Players continue taking turns purchasing tiles until all players have “passed.” Once you choose to “pass” you’ll get to select one of the bus loads full of meeples just waiting to get into your park. Each bus features a different combination and amount of meeples. Once selected, the meeples make their way to the entrance to your park. You then pair the colored meeple with available visitor spaces on the rides matching that meeples color. Unplayable meeples wait patiently at the gate for a future opportunity to live it up in Meeple Land.

Finally, once everyone has selected a meeple bus and placed their meeples, players receive coins for any meeple able to attend their park. Turns continue until you’ve played the pre-determined number of rounds. The player with the most points at the end of the game is the winner. Players earn points by building a variety of rides at their park. All meeples score points with certain colors being worth more. Your park loses points for any pathways that fail to connect as well as any meeple that arrived, but wasn’t able to enter your park.


Meeple Land is colorful and beautifully illustrated. Amusement park tiles are sturdy and what you’d expect from a quality game. The 3-D park gates are a nice touch providing a fun entrance to your park. The plastic meeples are bright – maybe a little on the small size – but work just fine for the game. The personal park board and bus cards are a little flimsy, but I never ran into an issue with them. Overall a very well done production.


While buying a park tile and placing it seems very straightforward, Meeple Land is much more of an abstract tile laying puzzle. Working to properly align all your park pieces while attempting to maximize a number of end game point opportunities can turn into more of a brain burner than the happy, friendly guy on the cover would let on. While it says ages 8 and up on the cover this isn’t a kids game. My younger daughters quickly lost interest in this one while my wife and I found ourselves thoroughly engaged in the challenge.

Some of the lost appeal may be attributed to analysis paralysis. I didn’t really feel like it was an issue until maybe later in the game when the choices became a little essential causing more careful decisions. I honestly felt the game flowed pretty well. There are only so many choices so a player prone to deep thought and second guesses can only wonder for so long. But obviously younger children may start to waiver.

In additional to aligning your parks buildings and rides, you’re always considering ways to jockey for the perfect bus load of meeples. Gathering the right number and color of meeples for your park is essential for your success. Over drafting a certain color meeple can leave them stuck at your gate’s entrance… and seeing those sad meeples denied entrance is almost more than one can bear.

I often over drafted a certain meeple color without available places for them in my park, arrogantly thinking I could make up for it on a later tile phase. Or vice-versa, planning on gathering a certain color meeple… creeping closer and closer to nabbing that bus load you really want… When out of nowhere someone choses to pass with plenty of coins left to buy tiles – a completely illogical decision by my standards – swooping in and stealing your bus. Oh the agony!

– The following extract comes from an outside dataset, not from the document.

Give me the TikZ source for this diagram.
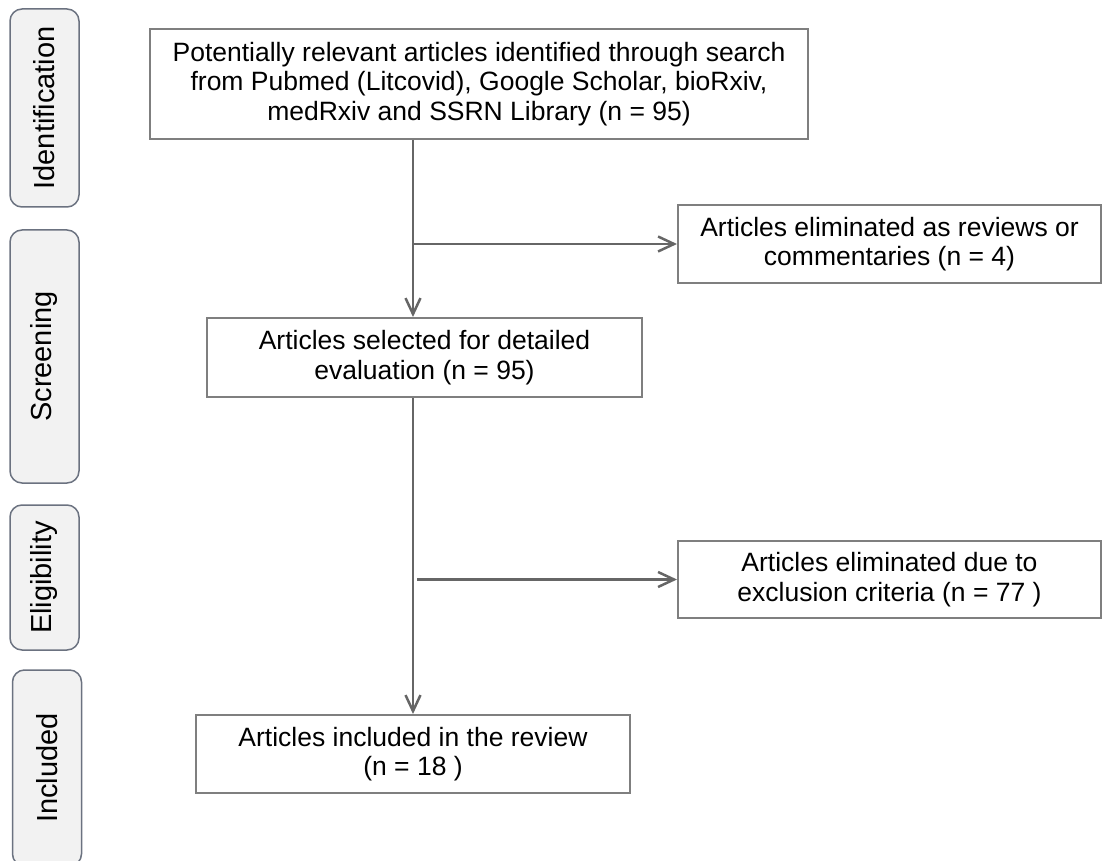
\documentclass[tikz,border=0pt]{standalone}
\usepackage{fontspec}
\setmainfont{Liberation Sans}
\usetikzlibrary{arrows.meta}
\definecolor{boxgrey}{HTML}{7F7F7F}
\definecolor{linegrey}{HTML}{666666}
\definecolor{phaseedge}{HTML}{6B7280}
\definecolor{phasefill}{HTML}{F2F2F2}

\begin{document}
\begin{tikzpicture}[x=1pt,y=-1pt,
	box/.style={draw=boxgrey,line width=2pt,align=center,inner sep=0pt,
		font=\fontsize{26.5}{29.5}\selectfont},
	phase/.style={draw=phaseedge,fill=phasefill,line width=1.5pt,rounded corners=12pt,
		rotate=90,minimum height=69pt,inner sep=0pt,font=\fontsize{29}{34}\selectfont},
	link/.style={draw=linegrey,line width=2.5pt,-{Straight Barb[length=16pt,width=15pt]}}]

	\useasboundingbox (0,0) rectangle (1104,861);

	% phases
	\node[phase,minimum width=198pt] (ident) at (44.5,108) {Identification};
	\node[phase,minimum width=253pt] (screen) at (44.5,356.5) {Screening};
	\node[phase,minimum width=145pt] (elig) at (44.5,577.5) {Eligibility};
	\node[phase,minimum width=196pt] (incl) at (47,768) {Included};

	% boxes
	\node[box,minimum width=658pt,minimum height=110pt] (found) at (479,84)
		{Potentially relevant articles identified through search\\
		 from Pubmed (Litcovid), Google Scholar, bioRxiv,\\
		 medRxiv and SSRN Library (n = 95)};
	\node[box,minimum width=423pt,minimum height=78pt] (reviews) at (889.5,244)
		{Articles eliminated as reviews or\\ commentaries (n = 4)};
	\node[box,minimum width=435pt,minimum height=79pt] (selected) at (424.5,357.5)
		{Articles selected for detailed\\ evaluation (n = 95)};
	\node[box,minimum width=423pt,minimum height=77pt] (excluded) at (889.5,579.5)
		{Articles eliminated due to\\ exclusion criteria (n = 77 )};
	\node[box,minimum width=434pt,minimum height=78pt] (review) at (413,754)
		{Articles included in the review\\ (n = 18 )};

	% links
	\draw[link] (found.south -| review) -- (selected.north -| review);
	\draw[link] (selected.south -| review) -- (review.north);
	\draw[link] (review |- reviews) -- (reviews.west);
	\draw[link] ([xshift=4pt]review |- excluded) -- (excluded.west);
\end{tikzpicture}
\end{document}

Truthfully, in any good tile laying game, the perfect tile is rarely available forcing you to think on your toes. You’ll often find yourself compromising your perfectly planned park, leaving you floundering to fill the remaining spots on your park board with a completely different approach.

While the theme is bright and fun, I found Meeple Land to be a more welcome, adult-style puzzle. Working to gather the highest variety of rides didn’t feel like a typical set-collection chore, but a fun pursuit to add variety and build the best amusement park. Successfully tying in the secondary tiles such as the restrooms or shops to aid multiple attractions at the same time always gave me a feeling of major accomplishment.

In spite of the engaging theme, abstract tile laying games aren’t for everyone, so take that into consideration before purchasing Meeple Land.

That being said, I was pleased to find that Meeple Land provided much more substance than I was expecting. For the right audience, Meeple Land could be a big hit and one I would consider one of the better games of the year.